Paralegal Education Requirements and Career Info
A paralegal is a lawyer's assistant who helps a lawyer prepare for a meeting or a trial. This preparation may include researching facts or laws and writing reports used during the case. Paralegals are often given responsibilities previously held by lawyers. However, they are not allowed to present a case in court, offer legal advice or set legal fees.
Education Requirements for the Paralegal
There are no universal requirements for a paralegal, but there are several possible educational paths a potential paralegal might take. Educational options include certificate programs and degree programs. The American Bar Association (ABA) approves educational programs for paralegals. However, only a little over a quarter of the available associate and bachelor's degree programs are ABA-approved. Any programs that offer a degree entirely online are not ABA-approved, because the ABA requires that at least ten semester hours of courses related to the law be taken in a traditional classroom.
The path requiring the least amount of time is a certificate, which can take as little as seven months to complete. Most certificate programs are for people who have an associate or bachelor's degree in another area. A few require applicants to have a specified number of college credit hours plus experience in the area of law. Certificate programs only include courses pertinent to paralegal work and do not include general education courses. Courses cover law and ethics, legal research, legal writing, business law, family law, intellectual property and personal injury.
Students in associate and bachelor's degree programs take a basic core of general education courses in English, math, science and social studies as well as the required courses for paralegal work. There are some master's degree programs available, but this level of education is not required by most employers.
In 2010 there was no mandatory certification for paralegals, although some states were considering it. However, the National Association of Legal Assistants has offered voluntary general certification since the early 1980s. In 2010, the association added an advanced paralegal certification in personal injury.
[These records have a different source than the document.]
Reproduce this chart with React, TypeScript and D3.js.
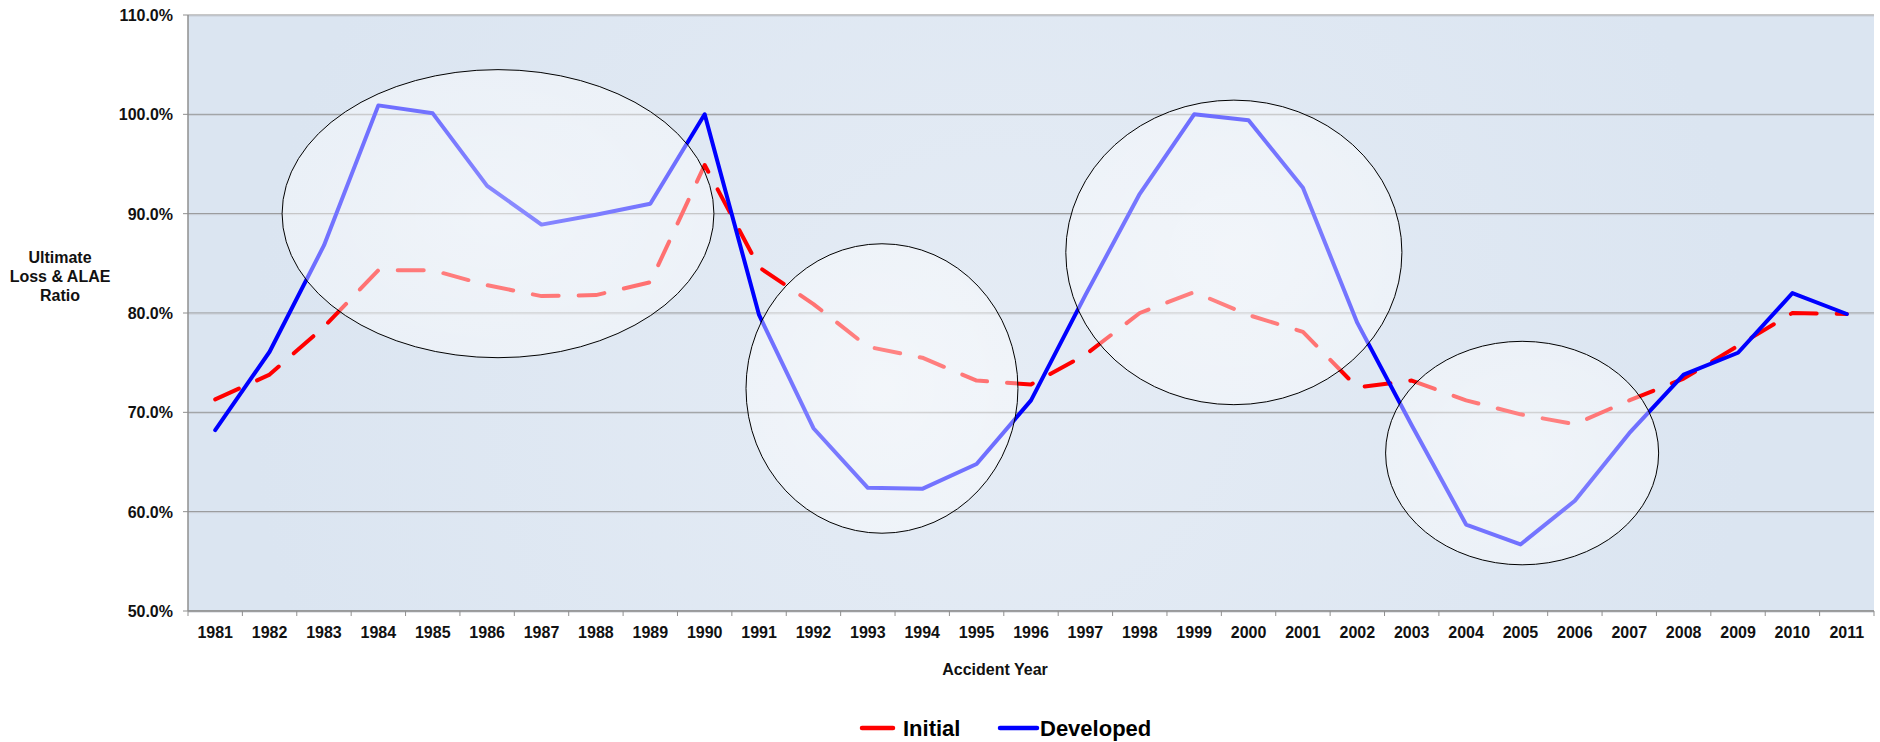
import * as d3 from "d3";

// accident years and the two loss ratio series (percent)
const years = [
  "1981", "1982", "1983", "1984", "1985", "1986", "1987", "1988", "1989", "1990",
  "1991", "1992", "1993", "1994", "1995", "1996", "1997", "1998", "1999", "2000",
  "2001", "2002", "2003", "2004", "2005", "2006", "2007", "2008", "2009", "2010", "2011",
];
const initial = [
  71.3, 73.8, 78.6, 84.3, 84.3, 82.8, 81.7, 81.8, 83.1, 94.9,
  84.6, 80.9, 76.6, 75.5, 73.2, 72.8, 75.8, 80.0, 82.1, 79.8,
  78.1, 72.5, 73.2, 71.2, 69.8, 68.8, 71.2, 73.4, 76.7, 80.0, 79.9,
];
const developed = [
  68.2, 76.1, 86.8, 100.9, 100.1, 92.8, 88.9, 89.9, 91.0, 100.0,
  79.8, 68.4, 62.4, 62.3, 64.8, 71.2, 81.8, 92.0, 100.0, 99.4,
  92.6, 79.0, 68.7, 58.7, 56.7, 61.1, 67.9, 73.8, 76.0, 82.0, 79.9,
];
const yTicks = [50, 60, 70, 80, 90, 100, 110];

// highlighted cycles: centre (year, ratio) and half sizes (years, points)
const ringYear = [1986.2, 1993.26, 1999.73, 2005.03];
const ringValue = [90.0, 72.4, 86.1, 65.9];
const ringHalfYears = [3.97, 2.5, 3.09, 2.51];
const ringHalfPts = [14.5, 14.57, 15.33, 11.25];

const W = 1880;
const H = 742;
const left = 188;
const right = 1874;
const top = 15;
const bottom = 611;
const font = "Arial, 'Liberation Sans', sans-serif";

export default function App() {
  const x = d3.scaleBand(years, [left, right]);
  const xc = (i: number) => (x(years[i]) as number) + x.bandwidth() / 2;
  const yearPos = d3.scaleLinear([1980.5, 2011.5], [left, right]);
  const y = d3.scaleLinear([50, 110], [bottom, top]);

  const line = d3
    .line<number>()
    .x((_, i) => xc(i))
    .y((d) => y(d));

  const bounds = years.map((yr) => x(yr) as number).concat([right]);

  return (
    <svg
      width={W}
      height={H}
      style={{ position: "absolute", left: 0, top: 0, background: "#fff" }}
      fontFamily={font}
    >
      <defs>
        <radialGradient id="bg" gradientUnits="userSpaceOnUse" cx={1000} cy={380} r={750}>
          <stop offset="0" stopColor="#e5ecf5" />
          <stop offset="1" stopColor="#dbe5f1" />
        </radialGradient>
        <radialGradient id="ring">
          <stop offset="0" stopColor="#fff" stopOpacity={0.55} />
          <stop offset="1" stopColor="#fff" stopOpacity={0.42} />
        </radialGradient>
      </defs>

      <rect x={left} y={top} width={right - left} height={bottom - top} fill="url(#bg)" />

      {yTicks.map((t) => (
        <g key={t}>
          <line x1={left - 5} x2={right} y1={y(t)} y2={y(t)} stroke="#8f8f8f" strokeWidth={1} />
          <line x1={left} x2={right} y1={y(t) + 1} y2={y(t) + 1} stroke="#c9ced6" strokeWidth={1} />
          <text
            x={173}
            y={y(t) + 6}
            textAnchor="end"
            fontSize={16}
            fontWeight="bold"
            fill="#111"
          >
            {t.toFixed(1) + "%"}
          </text>
        </g>
      ))}

      <line x1={left} x2={left} y1={top} y2={bottom} stroke="#8f8f8f" strokeWidth={1.5} />
      <line x1={left} x2={right} y1={bottom} y2={bottom} stroke="#8f8f8f" strokeWidth={1.5} />
      {bounds.map((b, i) => (
        <line key={i} x1={b} x2={b} y1={bottom} y2={bottom + 5} stroke="#8f8f8f" strokeWidth={1} />
      ))}
      {years.map((yr, i) => (
        <text
          key={yr}
          x={xc(i)}
          y={637.5}
          textAnchor="middle"
          fontSize={16}
          fontWeight="bold"
          fill="#111"
        >
          {yr}
        </text>
      ))}

      <path
        d={line(initial) as string}
        fill="none"
        stroke="#ff0000"
        strokeWidth={4}
        strokeDasharray="26 20"
        strokeLinecap="round"
        strokeLinejoin="round"
      />
      <path
        d={line(developed) as string}
        fill="none"
        stroke="#0000ff"
        strokeWidth={4}
        strokeLinejoin="round"
        strokeLinecap="round"
      />

      {ringYear.map((ry, i) => (
        <ellipse
          key={i}
          cx={yearPos(ry)}
          cy={y(ringValue[i])}
          rx={yearPos(ry + ringHalfYears[i]) - yearPos(ry)}
          ry={y(0) - y(ringHalfPts[i])}
          fill="url(#ring)"
          stroke="#000"
          strokeWidth={1}
        />
      ))}

      <text textAnchor="middle" fontSize={16} fontWeight="bold" fill="#111">
        <tspan x={60} y={263}>Ultimate</tspan>
        <tspan x={60} y={282}>Loss &amp; ALAE</tspan>
        <tspan x={60} y={301}>Ratio</tspan>
      </text>
      <text x={995} y={675} textAnchor="middle" fontSize={16} fontWeight="bold" fill="#111">
        Accident Year
      </text>

      <line x1={862} x2={893} y1={728} y2={728} stroke="#ff0000" strokeWidth={4.5} strokeLinecap="round" />
      <text x={903} y={736} fontSize={22} fontWeight="bold" fill="#000">
        Initial
      </text>
      <line x1={1000} x2={1037} y1={728} y2={728} stroke="#0000ff" strokeWidth={4.5} strokeLinecap="round" />
      <text x={1040} y={736} fontSize={22} fontWeight="bold" fill="#000">
        Developed
      </text>
    </svg>
  );
}
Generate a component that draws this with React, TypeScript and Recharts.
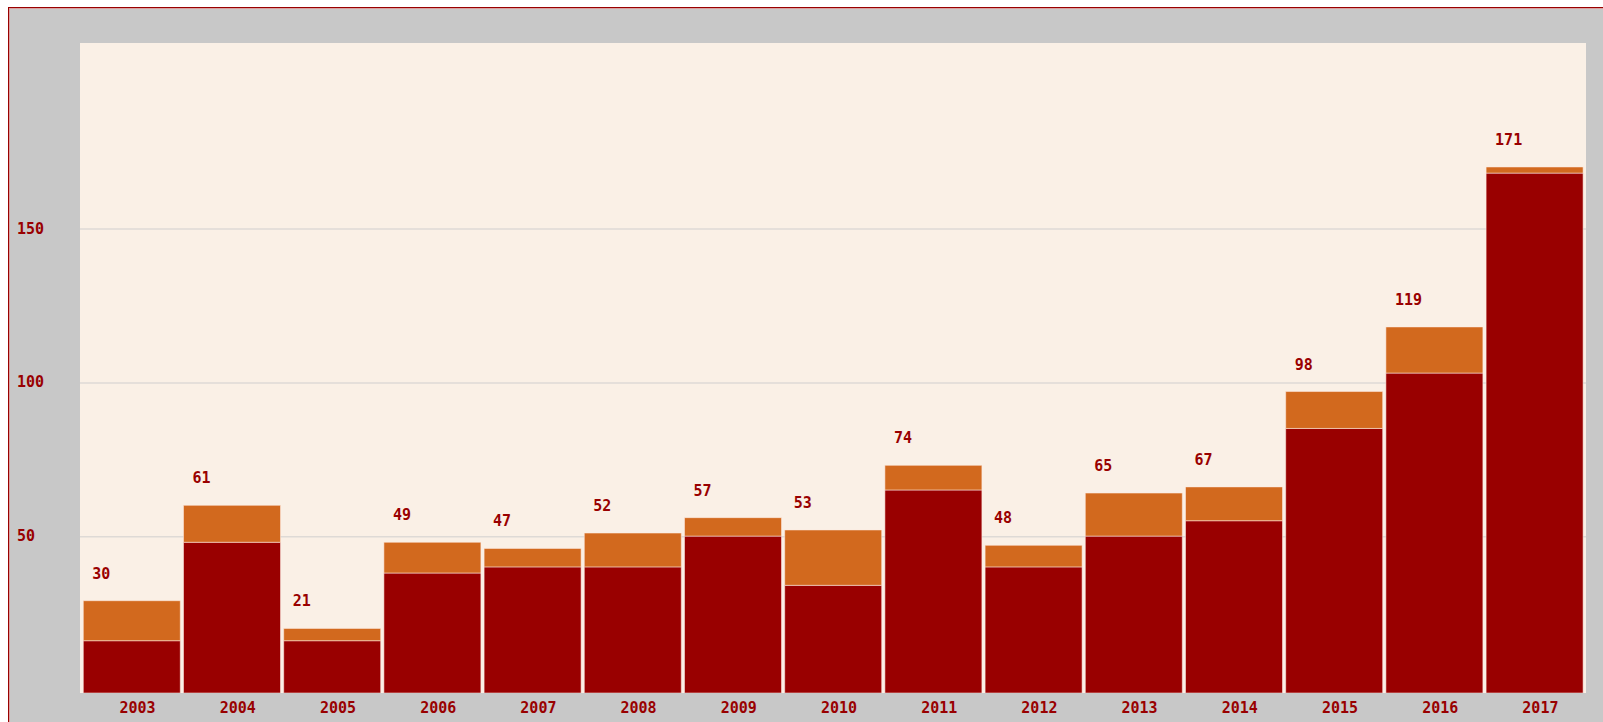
import React from "react";
import { BarChart, Bar, XAxis, YAxis, CartesianGrid, LabelList } from "recharts";

const years = ["2003", "2004", "2005", "2006", "2007", "2008", "2009", "2010", "2011", "2012", "2013", "2014", "2015", "2016", "2017"];
const lowerValues = [17, 49, 17, 39, 41, 41, 51, 35, 66, 41, 51, 56, 86, 104, 169];
const upperValues = [13, 12, 4, 10, 6, 11, 6, 18, 8, 7, 14, 11, 12, 15, 2];
const totalLabels = [30, 61, 21, 49, 47, 52, 57, 53, 74, 48, 65, 67, 98, 119, 171];
const yTicks = [50, 100, 150];

const data = years.map((y, i) => ({
  year: y,
  lower: lowerValues[i],
  upper: upperValues[i],
  total: totalLabels[i],
}));

const FONT = "'DejaVu Sans Mono', monospace";
const TEXT = "#990000";
const GRID_SHIFT = -2.5;

const YTick = (props: any) => {
  const { y, payload } = props;
  return (
    <text x={8} y={y + GRID_SHIFT - 0.5} fill={TEXT} fontFamily={FONT} fontSize={15} fontWeight="bold" textAnchor="start" dominantBaseline="central">
      {payload.value}
    </text>
  );
};

const XTick = (props: any) => {
  const { x, payload } = props;
  return (
    <text x={x + 6} y={700} fill={TEXT} fontFamily={FONT} fontSize={15} fontWeight="bold" textAnchor="middle" dominantBaseline="central">
      {payload.value}
    </text>
  );
};

const TopLabel = (props: any) => {
  const { x, y, index } = props;
  return (
    <text x={x + 9} y={y - 27} fill={TEXT} fontFamily={FONT} fontSize={15} fontWeight="bold" textAnchor="start" dominantBaseline="central">
      {totalLabels[index]}
    </text>
  );
};

const gridGen = (args: any) => {
  const yAxis = args && args.yAxis;
  if (yAxis && typeof yAxis.scale === "function") {
    return yTicks.map((t) => yAxis.scale(t) + GRID_SHIFT);
  }
  const off = args.offset;
  return yTicks.map((t) => off.top + off.height * (1 - t / 211.3) + GRID_SHIFT);
};

export default function App() {
  return (
    <div
      style={{
        position: "absolute",
        left: 8,
        top: 7,
        width: 1600,
        height: 720,
        border: "1px solid #990000",
        background: "#C8C8C8",
        boxShadow: "inset 1px 1px 0 #d9a0a0",
        overflow: "hidden",
      }}
    >
      <BarChart
        width={1594}
        height={714}
        data={data}
        margin={{ top: 35, right: 17, bottom: 0, left: 0 }}
        barCategoryGap={1.8}
      >
        <CartesianGrid
          vertical={false}
          horizontal={true}
          stroke="#dedad6"
          strokeWidth={1.5}
          fill="#FAF0E6"
          horizontalCoordinatesGenerator={gridGen}
        />
        <XAxis
          dataKey="year"
          height={29}
          axisLine={false}
          tickLine={false}
          tick={<XTick />}
          interval={0}
          padding={{ left: 1.5, right: 1.5 }}
        />
        <YAxis
          width={71}
          domain={[0, 211.3]}
          ticks={yTicks}
          axisLine={false}
          tickLine={false}
          tick={<YTick />}
          allowDataOverflow
        />
        <Bar dataKey="lower" stackId="a" fill="#990000" stroke="rgba(255,235,225,0.55)" strokeWidth={1} isAnimationActive={false} />
        <Bar dataKey="upper" stackId="a" fill="#D2691E" stroke="rgba(255,235,225,0.55)" strokeWidth={1} isAnimationActive={false}>
          <LabelList dataKey="total" content={<TopLabel />} />
        </Bar>
      </BarChart>
    </div>
  );
}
The American Alliance of Paralegals also offers voluntary certification.
Paralegals may find employment with law firms, banks, insurance and real estate companies, corporations and court offices. Contract freelance work is also an option.
The U.S. Bureau of Labor Statistics (www.bls.gov) expected a 28% growth in paralegal jobs from 2008-2018, with a corresponding growth in competition. The BLS expected the most growth for paralegals who specialize in areas such as bankruptcy, product liability or medical malpractice. More demand from community legal service programs was also expected.
In 2008, average annual salaries were almost $49,000, or more than $23 per hour, according to the BLS. States with the highest percentage of paralegals in the state's employment numbers were the District of Columbia, New York, West Virginia and Connecticut.